Foreign brokerages remain cautious on the road ahead for the Indian equity markets.
Though analysts at Nomura have revised their March 2026 Nifty target to 26,140 levels from the earlier 24,970, but the upside from the current levels is a modest 6 per cent.
BofA Securities, on the other hand, has not made any change to its year-end Nifty target.
The Nifty, Nomura said, is currently trading at 20.5x one-year forward earnings, which is near the high-end of its trading range over the past three years.

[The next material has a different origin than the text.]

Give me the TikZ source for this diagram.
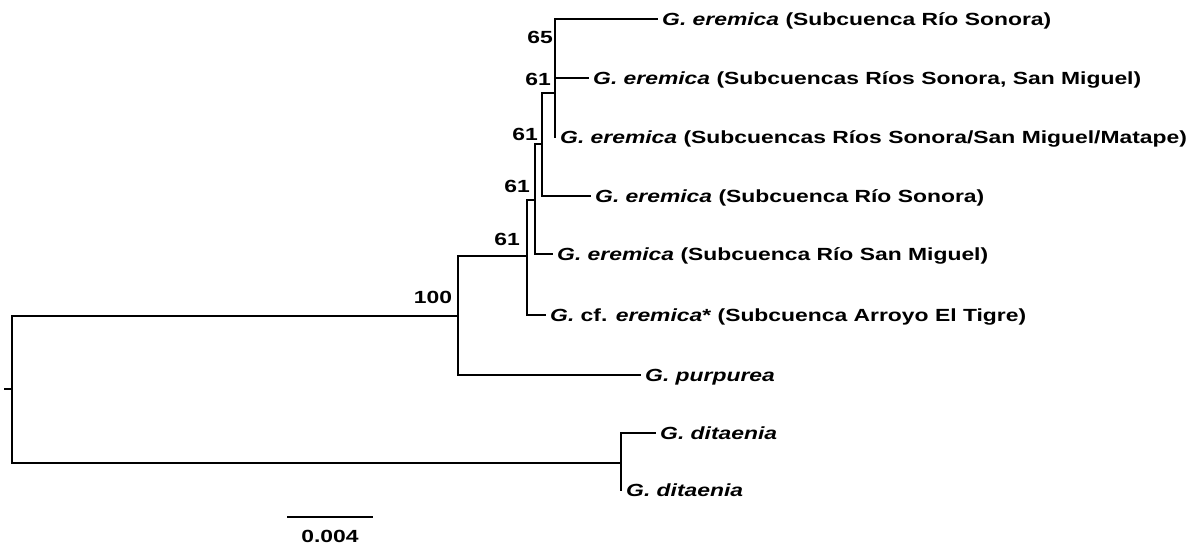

“However, the favorable spread between earnings yield and bond yield at -1.4 per cent – which is at the high end of the range that prevailed over the past four years – is comforting. Based on 21x price to earnings (P/E) on FY27F earnings, we arrive at our March 2026 Nifty target of 26,140,” wrote Saion Mukherjee, managing director and head of equity research for India at Nomura in a recent coauthored note with Amlan Jyoti Das.
Those at BofA Securities, too, remain cautious on the markets in the near term led by weakening global macro.
The ongoing monetary stimulus, BofA said, would help India revive its gross domestic product (GDP) / capex / consumption growth, but see a shallow revival, and hence remain conservative on GDP growth at 6.3 per cent versus Reserve Bank of India (RBI) projection of 6.5 per cent in fiscal 2025-26 (FY26).
“Given the recent rally, we see no upside to our Nifty year-end target of 25,000.
"Near-term, incrementally, we see seven emerging risks that make us cautious on Nifty / large-caps, and we continue to stay bearish on the broader markets,” wrote Amish Shah, India equity strategist at BofA Securities in a recent coauthored note.
The markets, BofA Securities said, are now fully pricing in an imminent India-US trade deal, leading to India being a key beneficiary of shifting global supply chains.
However, any potential global slowdown amidst ongoing trade war is not priced in yet.
Flows to the equity markets - both domestic and foreign, too, remain at risk, BofA said. While DII flows could remain volatile in the months ahead and may even moderate.
Domestic inflows, data suggests, peaked at $8.6 billion in October 2024 and have seen moderation since then to $6.1 billion in April 2025.
“May flows stand at $3.5 billion versus $13.5 billion outflows for January - March 2025.
"However, with recent market rally, relative return potential for Nifty has become unattractive for FIIs versus US treasuries (4.3 per cent) and equity risk premium.
Thus, we see risk to FII flows going forward,” Shah wrote.
Sector focus
As a strategy, Nomura prefers domestic-focused sectors to exporters given the global uncertainties, and prefer consumption to investment themes.
The investment cycle, Nomura said, is likely to be delayed because of global uncertainties.
Supply-chain relocation themes such as autos, pharmaceuticals/chemicals and electronic segments are their preferred sectors.
Financials, consumer staples, autos, discretionary, oil and gas, power, telecom, internet, real estate and select domestic healthcare plays are some of their other top bets.
“Within industrials, we are constructive on companies that are play on investment in the power sector.
"We are cautious on export sectors and capex themes.
"These include IT services, industrials, cement, and metals.
"On pharma, ensuing US tariffs present a near-term headwind, but we expect the impact to be passed on and hence a correction may be a buying opportunity,” Mukherjee wrote.